Junior year a guy transferred into our school who instantly became the most popular guy. He was the "hot" one and he knew it. Somehow we became friends. Best friends. Only I was in love with him (well as "in love" as someone could be at that age) and he looked at me like his little sister. We partied together. I became popular. I had my first kiss. I know now it was because I was willing to use my allowance on vodka for everyone and throw parties at my house when my parents were out of town. My once straight A grades dropped. I could not stand my parents. BUT I was popular. I was even friends with all the beautiful people which made me feel like maybe I was pretty too. Only I wasn't really. I was still in my cute phase, looking about 13 years old. None of the boys looked at me as girlfriend material. I was the cool girl to be friends with. I didn't care.

"Wow one day this girl will have the guys lining up after her."

Yeah, uh huh, when buddy???

I managed to graduate from high school and somehow start to look halfway pretty. I even had a few boys ask me out or hit on me. I still felt ugly.

It was not until I met this guy David that I felt like an adult. A pretty adult no less. People thought I was pretty. David thought I was hot. We went out for months. David was perfect. He was going into medical school. He was tall, dark and handsome, polite and nice. He was also very boring.

Next came Omri. Who would stare into my eyes and tell me I was the most beautiful girl in the world. He would ask my ring size and say, "soon." He told me he was in love with me after two weeks of going out and knew in his heart I was the "one." Being that I was so inexperienced and insecure I bought all of it. I ate it all up. Except Omri used me and dumped me when I was at my most vulnerable. I had just gotten back from backpacking in Europe. I had gotten assaulted and scarred. It happened as soon as I landed and something about the way he said, "It's not you it's me" made me realize that I really was not pretty enough. Or smart enough. Or good enough.

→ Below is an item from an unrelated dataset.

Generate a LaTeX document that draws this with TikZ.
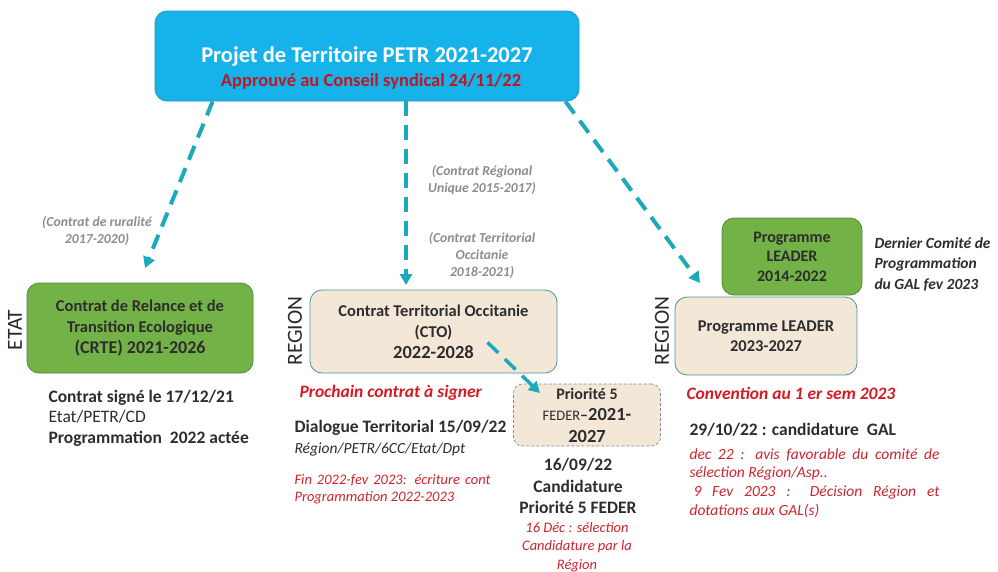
\documentclass[tikz,border=0pt]{standalone}
\usepackage{fontspec}
\setmainfont{Carlito}
\usetikzlibrary{arrows.meta}
\definecolor{petrblue}{RGB}{22,178,234}
\definecolor{petrline}{RGB}{30,150,190}
\definecolor{flowteal}{RGB}{26,170,186}
\definecolor{crtegreen}{RGB}{114,178,70}
\definecolor{greenline}{RGB}{84,140,50}
\definecolor{ctobeige}{RGB}{243,231,216}
\definecolor{beigeline}{RGB}{70,150,150}
\definecolor{redtxt}{RGB}{215,25,35}
\definecolor{redsoft}{RGB}{205,35,45}
\definecolor{greytxt}{RGB}{140,140,140}
\definecolor{darktxt}{RGB}{45,45,45}
\newcommand\fsz[2]{\fontsize{#1}{#2}\selectfont}
\begin{document}
\begin{tikzpicture}[x=1pt, y=-1pt, line join=round, >={Triangle[length=11pt,width=12pt]},
  box/.style={rounded corners=12pt, line width=0.8pt, align=center, text=darktxt, font=\bfseries\fsz{16.5}{21}},
  greenbox/.style={box, fill=crtegreen, draw=greenline},
  beigebox/.style={box, fill=ctobeige, draw=beigeline},
  flow/.style={->, draw=flowteal, line width=4pt, dash pattern=on 15pt off 9pt},
  note/.style={text=greytxt, align=center, font=\bfseries\itshape\fsz{13.7}{17}},
  side/.style={rotate=90, text=darktxt!90!black, font=\fsz{21.5}{21.5}},
  redhead/.style={text=redtxt, font=\bfseries\itshape\fsz{17.5}{20}},
  redsmall/.style={text=redsoft, font=\itshape\fsz{14.5}{18.5}},
  plain/.style={text=darktxt, font=\fsz{17.5}{20.5}}]
\useasboundingbox (0,0) rectangle (998,571);
% top project box
\node[box, fill=petrblue, draw=petrline, minimum width=424pt, minimum height=90pt, text=white] (petr) at (367,56) {};
\node[text=white, font=\bfseries\fsz{22.5}{22.5}] (petrtitle) at (367,57) {Projet de Territoire PETR 2021-2027};
\node[text=redtxt!90!black, font=\bfseries\fsz{18.5}{18.5}] (petrsub) at (371,81) {Approuvé au Conseil syndical 24/11/22};
% contract boxes
\node[greenbox, minimum width=226pt, minimum height=90pt] (crte) at (140,328)
  {Contrat de Relance et de\\Transition Ecologique\\{\fsz{18}{21}(CRTE) 2021-2026}};
\node[beigebox, minimum width=247pt, minimum height=83pt] (cto) at (433.5,331.5)
  {Contrat Territorial Occitanie\\(CTO)\\{\fsz{18.5}{21}2022-2028}};
\node[beigebox, draw=greytxt!80!beigeline, densely dashed, line width=0.7pt, rounded corners=9pt,
  minimum width=147pt, minimum height=62pt, font=\bfseries\fsz{16}{21.5}] (feder) at (587,415)
  {Priorité 5\\{\mdseries\fsz{14.5}{21.5}FEDER}–{\fsz{18.5}{21.5}2021-}\\{\fsz{18.5}{21.5}2027}};
\node[greenbox, minimum width=140pt, minimum height=77pt, font=\bfseries\fsz{16}{19.5}] (leaderold) at (792,256.5)
  {Programme\\LEADER\\2014-2022};
\node[beigebox, minimum width=182pt, minimum height=78pt, font=\bfseries\fsz{16.5}{20}] (leader) at (766,336)
  {Programme LEADER\\2023-2027};
% side labels
\node[side] (etat) at (15,330) {ETAT};
\node[side] (regcto) at (295,331) {REGION};
\node[side] (regleader) at (662,331) {REGION};
% former contracts
\node[note] (rural) at (97,231) {(Contrat de ruralité\\2017-2020)};
\node[note] (cru) at (482,180) {(Contrat Régional\\Unique 2015-2017)};
\node[note] (ctoold) at (482,255) {(Contrat Territorial\\Occitanie\\2018-2021)};
% arrows
\coordinate (crtein) at (145,268);
\coordinate (ctoin) at (406,285);
\coordinate (leaderin) at (700,283);
\coordinate (federin) at (540,393);
\draw[flow] ([xshift=58pt]petr.south west) -- (crtein);
\draw[flow] ([xshift=39pt]petr.south) -- (ctoin);
\draw[flow] ([xshift=-14pt]petr.south east) -- (leaderin);
\draw[flow, line width=3.5pt] ([xshift=54pt,yshift=31pt]cto.south) -- (federin);
% texts under CRTE
\node[plain, anchor=west, align=left] (crtetxt) at (45,418)
  {\textbf{Contrat signé le 17/12/21}\\Etat/PETR/CD\\\textbf{Programmation\ \ 2022 actée}};
% texts under CTO
\node[redhead, anchor=west] (ctonext) at (296,393) {Prochain contrat à signer};
\node[plain, anchor=west, align=left] (ctodial) at (291,438)
  {\textbf{Dialogue Territorial 15/09/22}\\{\itshape\fsz{15.5}{20}Région/PETR/6CC/Etat/Dpt}};
\node[redsmall, anchor=west, align=left, font=\itshape\fsz{14.5}{17.5}] (ctowrite) at (291,489)
  {\makebox[196pt][s]{Fin 2022-fev 2023: écriture cont}\\Programmation 2022-2023};
% texts under FEDER
\node[plain, align=center, font=\bfseries\fsz{17.5}{21.5}] (federcand) at (578,486)
  {16/09/22\\Candidature\\Priorité 5 FEDER};
\node[redsmall, align=center] (federsel) at (577,547)
  {16 Déc : sélection\\Candidature par la\\Région};
% texts for LEADER
\node[plain, anchor=west, align=left, font=\bfseries\itshape\fsz{15.5}{20.5}] (galend) at (871,264)
  {Dernier Comité de\\Programmation\\du GAL fev 2023};
\node[redhead, anchor=west] (leaderconv) at (683,393) {Convention au 1 er sem 2023};
\node[plain, anchor=west, font=\bfseries\fsz{17.5}{20}] (leadercand) at (686,430) {29/10/22 : candidature\ \ GAL};
\node[redsmall, anchor=west, align=left, font=\itshape\fsz{15.5}{18.7}] (leaderdec) at (686,483)
  {\makebox[250pt][s]{dec 22 : avis favorable du comité de}\\sélection Région/Asp..\\
   \hspace*{4pt}\makebox[246pt][s]{9 Fev 2023 : Décision Région et}\\dotations aux GAL(s)};
\end{tikzpicture}
\end{document}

"Wow someday the boys will be lining up for her."

I got over Omri fairly quickly with some help of course. But I made a decision for the first time in my life to focus on me. I read every single self help book they carried at the bookstore. I listened to music to interpret the meaning of life. I studied philosophy to gain wisdom and read every piece of chick literature out there to help me feel optimistic ( no joke I was popping out about 5 chick books a week).
I studied Kabbalah, Jung, Toltec wisdom, scripture, Aristotle, and Marcus Aurelius. I read Ovid and books of alchemy. I read all of Plato (who I don't like at all) and Locke.


I started saying no to my friends (the popular ones) when they wanted to go clubbing. I spent my time exercising, reading and writing in my journal. I made my own plans, said no to every date because really no one was good enough or worth it.

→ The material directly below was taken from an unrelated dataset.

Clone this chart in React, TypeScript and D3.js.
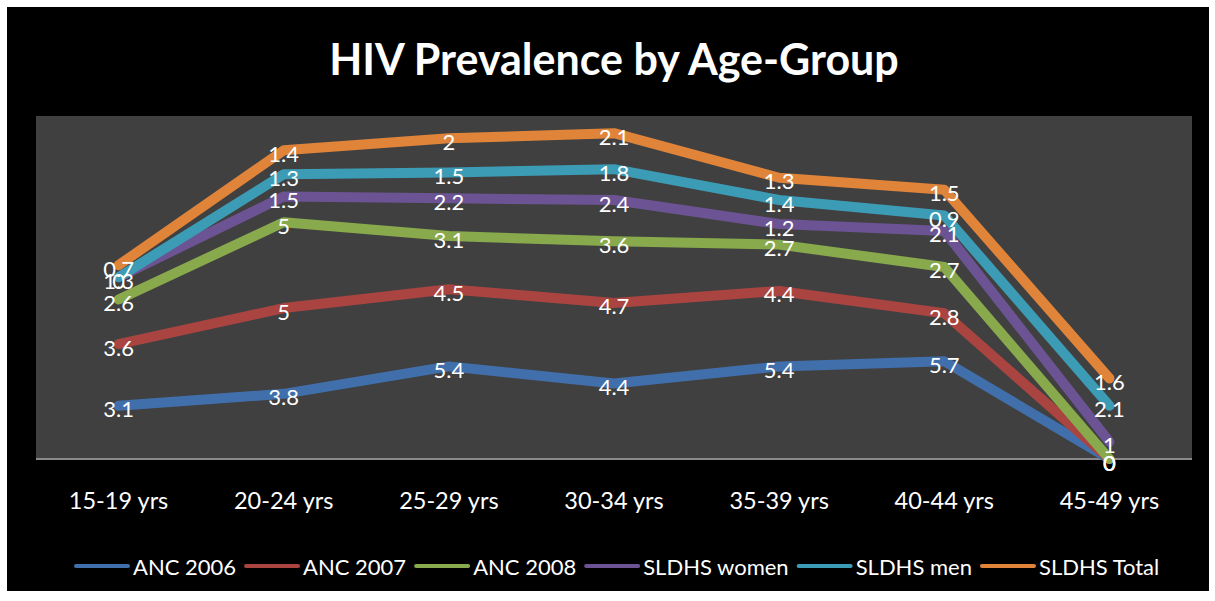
import React, { useEffect, useRef } from 'react';
import * as d3 from 'd3';

const ageGroups = ['15-19 yrs', '20-24 yrs', '25-29 yrs', '30-34 yrs', '35-39 yrs', '40-44 yrs', '45-49 yrs'];
const seriesNames = ['ANC 2006', 'ANC 2007', 'ANC 2008', 'SLDHS women', 'SLDHS men', 'SLDHS Total'];
const anc2006 = [3.1, 3.8, 5.4, 4.4, 5.4, 5.7, 0];
const anc2007 = [3.6, 5, 4.5, 4.7, 4.4, 2.8, 0];
const anc2008 = [2.6, 5, 3.1, 3.6, 2.7, 2.7, 0];
const sldhsWomen = [1.3, 1.5, 2.2, 2.4, 1.2, 2.1, 1];
const sldhsMen = [0, 1.3, 1.5, 1.8, 1.4, 0.9, 2.1];
const sldhsTotal = [0.7, 1.4, 2, 2.1, 1.3, 1.5, 1.6];
const colors = ['#416FAB', '#AA4441', '#88A94C', '#6C5393', '#3C9CB6', '#E0843A'];

const FONT = 'Lato, "Open Sans", sans-serif';

export default function App() {
  const ref = useRef<SVGSVGElement>(null);

  useEffect(() => {
    const svg = d3.select(ref.current);
    svg.selectAll('*').remove();

    const plot = { left: 36, top: 116, right: 1192, bottom: 459 };
    const allSeries = [anc2006, anc2007, anc2008, sldhsWomen, sldhsMen, sldhsTotal];

    //stacked table
    const table = ageGroups.map((g, i) => {
      const row: any = { group: g };
      seriesNames.forEach((s, j) => (row[s] = allSeries[j][i]));
      return row;
    });
    const stacked = d3.stack().keys(seriesNames)(table);

    const x = d3.scalePoint().domain(ageGroups).range([plot.left, plot.right]).padding(0.5);
    const y = d3.scaleLinear().domain([0, 20]).range([plot.bottom, plot.top]);

    svg.append('rect').attr('x', 7).attr('y', 7).attr('width', 1202).attr('height', 584).attr('fill', '#000');
    svg.append('rect')
      .attr('x', plot.left).attr('y', plot.top)
      .attr('width', plot.right - plot.left).attr('height', plot.bottom - plot.top)
      .attr('fill', '#404040');

    // title
    svg.append('text')
      .attr('x', 614).attr('y', 58)
      .attr('text-anchor', 'middle').attr('dominant-baseline', 'central')
      .attr('fill', '#fff').attr('font-family', FONT).attr('font-weight', 'bold').attr('font-size', 43)
      .text('HIV Prevalence by Age-Group');

    // axis line
    svg.append('line')
      .attr('x1', plot.left).attr('x2', plot.right)
      .attr('y1', plot.bottom).attr('y2', plot.bottom)
      .attr('stroke', '#8a8a8a').attr('stroke-width', 2);

    // x labels
    svg.append('g').selectAll('text').data(ageGroups).join('text')
      .attr('x', d => x(d)!).attr('y', 500)
      .attr('text-anchor', 'middle').attr('dominant-baseline', 'central')
      .attr('fill', '#fff').attr('font-family', FONT).attr('font-size', 23.5)
      .text(d => d);

    const line = d3.line<any>()
      .x((d, i) => x(ageGroups[i])!)
      .y(d => y(d[1]));

    stacked.forEach((s, j) => {
      svg.append('path')
        .attr('d', line(s as any))
        .attr('fill', 'none')
        .attr('stroke', colors[j])
        .attr('stroke-width', 10)
        .attr('stroke-linejoin', 'round')
        .attr('stroke-linecap', 'round');
    });

    // data labels
    stacked.forEach((s, j) => {
      svg.append('g').selectAll('text').data(s).join('text')
        .attr('x', (d, i) => x(ageGroups[i])!)
        .attr('y', d => y(d[1]) + 3)
        .attr('text-anchor', 'middle').attr('dominant-baseline', 'central')
        .attr('fill', '#fff').attr('font-family', FONT).attr('font-size', 22)
        .text((d, i) => String(allSeries[j][i]));
    });

    // legend
    const lg = svg.append('g');
    let lx = 76;
    seriesNames.forEach((name, j) => {
      lg.append('line')
        .attr('x1', lx).attr('x2', lx + 52).attr('y1', 566).attr('y2', 566)
        .attr('stroke', colors[j]).attr('stroke-width', 4).attr('stroke-linecap', 'round');
      const t = lg.append('text')
        .attr('x', lx + 57).attr('y', 566)
        .attr('dominant-baseline', 'central')
        .attr('fill', '#fff').attr('font-family', FONT).attr('font-size', 22)
        .text(name);
      const w = (t.node() as SVGTextElement).getComputedTextLength();
      lx += 57 + w + 10;
    });
  }, []);

  return <svg ref={ref} width={1215} height={601} style={{ display: 'block', position: 'absolute', left: 0, top: 0 }} />;
}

One day I looked in the mirror. I stood there naked and for the first time in my life, loved exactly what I saw. I loved my face, my hair, and my body. Maybe I finally really did become pretty. Maybe I always was. Maybe it was my mind that changed.

I respected myself. I respected my ability to say no, to fight back, to not be with a guy just because he was the one that asked first. I could make a choice and that was perfection to me.

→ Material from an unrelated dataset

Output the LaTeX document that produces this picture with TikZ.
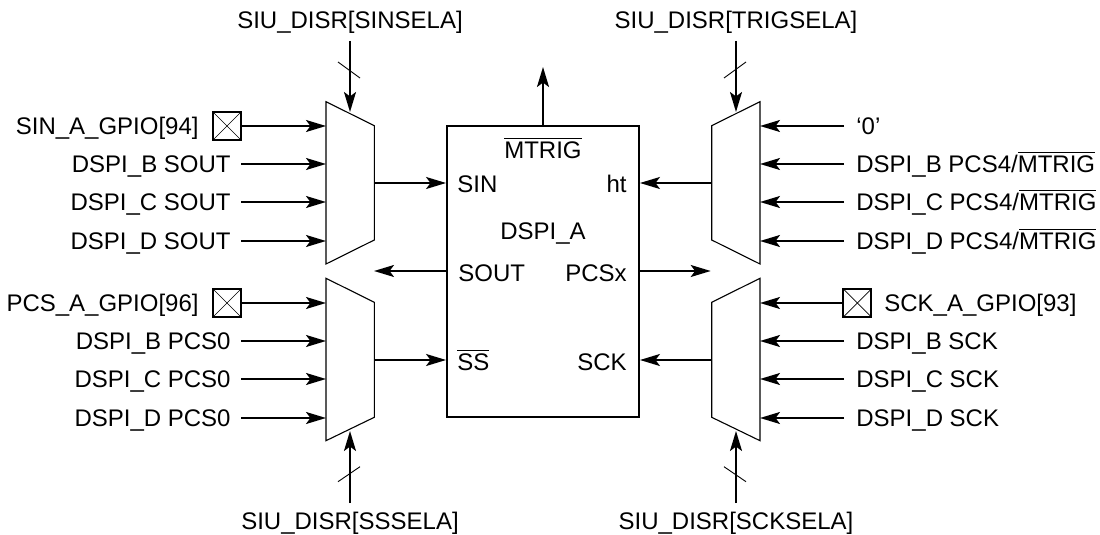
\documentclass[tikz,border=0pt]{standalone}
\usepackage{amsmath}
\usepackage{fontspec}
\setmainfont{Liberation Sans}
\usetikzlibrary{arrows.meta}

\tikzset{
  sig/.style={line width=.95pt,-{Stealth[length=10pt,width=6pt,inset=2.2pt]}},
  mux/.style={line width=.55pt},
  tickmark/.style={line width=.45pt},
  leftlabel/.style={anchor=east,inner ysep=0pt,inner xsep=5pt,text height=9pt,text depth=.7pt},
  rightlabel/.style={anchor=west,inner ysep=0pt,inner xsep=6pt,text height=9pt,text depth=.7pt},
  sellabel/.style={inner xsep=0pt,inner ysep=3.9pt,text height=9pt,text depth=2.2pt},
  portlabel/.style={inner sep=0pt},
  pad/.style={draw,line width=.95pt,inner sep=0pt,minimum size=14pt,
    path picture={
      \draw[line width=.35pt] (path picture bounding box.north west)--(path picture bounding box.south east);
      \draw[line width=.35pt] (path picture bounding box.south west)--(path picture bounding box.north east);
    }},
}

\begin{document}
\begin{tikzpicture}[x=.5pt,y=-.5pt,font=\fontsize{12}{14}\selectfont]
  \useasboundingbox (0,0) rectangle (1100,535);

  % centre block
  \node[draw,line width=.95pt,minimum width=96pt,minimum height=145.5pt] (dspi) at (543,271.5) {};
  \node[portlabel,anchor=base] (mtrig) at (543,159) {$\overline{\mbox{MTRIG}}$};
  \node[portlabel,anchor=base] (dspiname) at (543,240) {DSPI\_A};
  \node[portlabel,anchor=base west] (sin) at (457,193) {SIN};
  \node[portlabel,anchor=base east] (ht) at (627,193) {ht};
  \node[portlabel,anchor=base west] (sout) at (458,282) {SOUT};
  \node[portlabel,anchor=base east] (pcsx) at (627,282) {PCSx};
  \node[portlabel,anchor=base west] (ss) at (457,371) {$\overline{\mbox{SS}}$};
  \node[portlabel,anchor=base east] (sck) at (627,371) {SCK};
  \coordinate (mtrigend) at (543,67);
  \draw[sig] (dspi.north)--(mtrigend);

  % upper left mux
  \draw[mux] (326,101.7)--(374.3,125.7)--(374.3,240)--(326,264)--cycle;
  \coordinate (sina0) at (326,126);
  \coordinate (sina1) at (326,164);
  \coordinate (sina2) at (326,202);
  \coordinate (sina3) at (326,241);
  \coordinate (sinaout) at (374.3,183);
  \coordinate (sinasel) at (350,112);
  \node[pad] (sinpad) at (227,126) {};
  \node[leftlabel] (sinlabel) at (209,126) {SIN\_A\_GPIO[94]};
  \node[leftlabel] (soutb) at (241,164) {DSPI\_B SOUT};
  \node[leftlabel] (soutc) at (241,202) {DSPI\_C SOUT};
  \node[leftlabel] (soutd) at (241,241) {DSPI\_D SOUT};
  \node[sellabel,anchor=south] (sinselect) at (350,41) {SIU\_DISR[SINSELA]};
  \draw[sig] (sinpad.east)--(sina0);
  \draw[sig] (soutb.east)--(sina1);
  \draw[sig] (soutc.east)--(sina2);
  \draw[sig] (soutd.east)--(sina3);
  \draw[sig] (sinaout)--(sinaout -| dspi.west);
  \draw[sig] (sinselect.south)--(sinasel);
  \draw[tickmark] (338,62)--(360,78);

  % upper right mux
  \draw[mux] (711.7,125.7)--(760,101.7)--(760,264)--(711.7,240)--cycle;
  \coordinate (trig0) at (760,126);
  \coordinate (trig1) at (760,164);
  \coordinate (trig2) at (760,202);
  \coordinate (trig3) at (760,241);
  \coordinate (trigout) at (711.7,183);
  \coordinate (trigsel) at (736,112);
  \node[rightlabel] (zero) at (844,126) {‘0’};
  \node[rightlabel] (pcsb) at (844,164) {DSPI\_B PCS4/$\overline{\mbox{MTRIG}}$};
  \node[rightlabel] (pcsc) at (844,202) {DSPI\_C PCS4/$\overline{\mbox{MTRIG}}$};
  \node[rightlabel] (pcsd) at (844,241) {DSPI\_D PCS4/$\overline{\mbox{MTRIG}}$};
  \node[sellabel,anchor=south] (trigselect) at (736,41) {SIU\_DISR[TRIGSELA]};
  \draw[sig] (zero.west)--(trig0);
  \draw[sig] (pcsb.west)--(trig1);
  \draw[sig] (pcsc.west)--(trig2);
  \draw[sig] (pcsd.west)--(trig3);
  \draw[sig] (trigout)--(trigout -| dspi.east);
  \draw[sig] (trigselect.south)--(trigsel);
  \draw[tickmark] (724,78)--(746,62);

  % lower left mux
  \draw[mux] (326,278.3)--(374.3,302.3)--(374.3,417.3)--(326,440.7)--cycle;
  \coordinate (ssa0) at (326,303);
  \coordinate (ssa1) at (326,341);
  \coordinate (ssa2) at (326,379);
  \coordinate (ssa3) at (326,418);
  \coordinate (ssaout) at (374.3,360);
  \coordinate (ssasel) at (350,431);
  \node[pad] (pcspad) at (227,303) {};
  \node[leftlabel] (pcslabel) at (209,303) {PCS\_A\_GPIO[96]};
  \node[leftlabel] (pcs0b) at (241,341) {DSPI\_B PCS0};
  \node[leftlabel] (pcs0c) at (241,379) {DSPI\_C PCS0};
  \node[leftlabel] (pcs0d) at (241,418) {DSPI\_D PCS0};
  \node[sellabel,anchor=north] (ssselect) at (350,503) {SIU\_DISR[SSSELA]};
  \draw[sig] (pcspad.east)--(ssa0);
  \draw[sig] (pcs0b.east)--(ssa1);
  \draw[sig] (pcs0c.east)--(ssa2);
  \draw[sig] (pcs0d.east)--(ssa3);
  \draw[sig] (ssaout)--(ssaout -| dspi.west);
  \draw[sig] (ssselect.north)--(ssasel);
  \draw[tickmark] (338,481.7)--(360,466.7);

  % lower right mux
  \draw[mux] (711.7,302.3)--(760,278.3)--(760,440.7)--(711.7,417.3)--cycle;
  \coordinate (sck0) at (760,303);
  \coordinate (sck1) at (760,341);
  \coordinate (sck2) at (760,379);
  \coordinate (sck3) at (760,418);
  \coordinate (sckout) at (711.7,360);
  \coordinate (scksel) at (736,431);
  \node[pad] (sckpad) at (857.3,303) {};
  \node[rightlabel] (scklabel) at (872,303) {SCK\_A\_GPIO[93]};
  \node[rightlabel] (sckb) at (844,341) {DSPI\_B SCK};
  \node[rightlabel] (sckc) at (844,379) {DSPI\_C SCK};
  \node[rightlabel] (sckd) at (844,418) {DSPI\_D SCK};
  \node[sellabel,anchor=north] (sckselect) at (736,503) {SIU\_DISR[SCKSELA]};
  \draw[sig] (sckpad.west)--(sck0);
  \draw[sig] (sckb.west)--(sck1);
  \draw[sig] (sckc.west)--(sck2);
  \draw[sig] (sckd.west)--(sck3);
  \draw[sig] (sckout)--(sckout -| dspi.east);
  \draw[sig] (sckselect.north)--(scksel);
  \draw[tickmark] (724,466.7)--(746,481.7);

  % SOUT and PCSx outputs
  \coordinate (soutend) at (374,271);
  \coordinate (pcsxend) at (710.7,271);
  \draw[sig] (soutend -| dspi.west)--(soutend);
  \draw[sig] (pcsxend -| dspi.east)--(pcsxend);
\end{tikzpicture}
\end{document}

"One day Rachel, the boys will line up for you."

It happened. Then again at that point I didn't care.

What was more important is that I finally believed it. "One day" was here and the "boys" did not matter whether they lined up or not. (thankfully the right ones did hehe)

What mattered most was I got there.

I was beautiful.

3 comments:

Steve said...

Great post Rach. Can't picture you NOT being beautiful

deanne said...

Rachel, that was a *great* post -- I think you captured how a lot of teenagers under 'normal' circumstances feel about themselves -- but sometimes, they just don't come out on top, and stay stuck seeing themselves that way for ages.

You came out on top gal - nice one.

ethank said...

At some point I will do my spleen vent post, and you will all be bored to tears.

For the record, I left the house at 18, Rachel was 16 or so, so I missed a lot of this.